M. Hassan Bousetta, Sénateur, fait observer que la voix de l'Union européenne devrait être entendue au regard des événements qui secouent la Tunisie et les États voisins, tels l'Algérie. Il estime que les accords d'association qui ont été conclus devraient être mis en uvre de façon équilibrée. Le fait est qu'on n'a pas donné suffisamment de poids à ces instruments.
L'orateur estime que l'UE doit faire preuve de vigilance, tant sur sa façade méridionale qu'orientale. Quant à la situation en Europe de l'Est, quelle sera précisément l'attitude de la présidence hongroise à l'égard de la Biélorussie ?

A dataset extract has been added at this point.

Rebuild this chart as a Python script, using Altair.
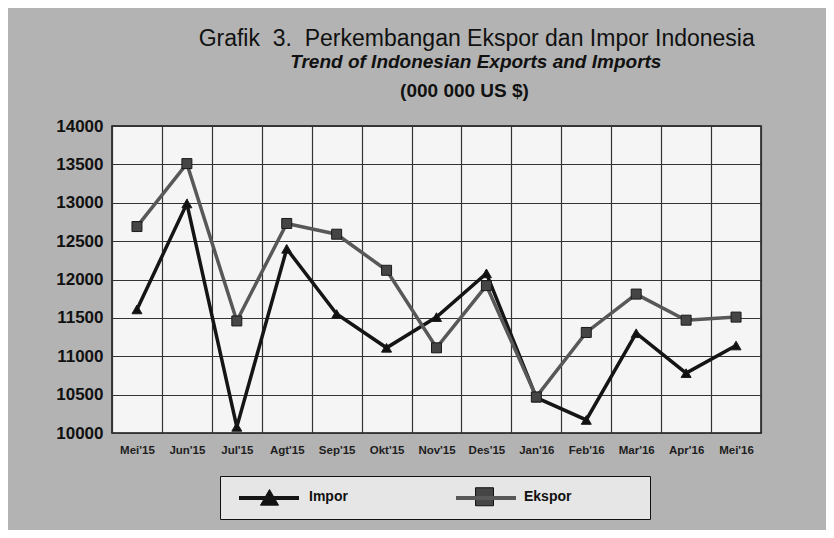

La ministre hongroise des Affaires européennes se rallie à l'opinion de M. Boussetta qui estime que les projets de développement de l'UE devraient s'intéresser davantage aux aspects culturels et politiques.
À la question de savoir si l'Union doit encore apporter son aide à la Biélorussie, compte tenu de la situation politique dans ce pays, elle répond que la population serait la première victime si l'Union décidait de suspendre son aide. C'est la raison pour laquelle elle propose de développer un « pool de projets » d'assistance technique.
Chaque État sera invité à proposer une aide dans le domaine qui lui semble approprié. La Hongrie fournirait ainsi pour sa part une aide phytosanitaire.
La situation à l'égard de la Biélorussie sera à l'ordre du jour du Conseil Affaires étrangères du 31 janvier 2011.
G. Liberté de culte
À la question, posée par M. Denis Ducarme, député, de savoir si la présidence hongroise compte inscrire la liberté de culte à l'ordre du jour, la ministre hongroise des Affaires européennes répond que cette problématique sera l'un des points à l'ordre du jour de la réunion informelle des ministres des Affaires étrangères de l'UE.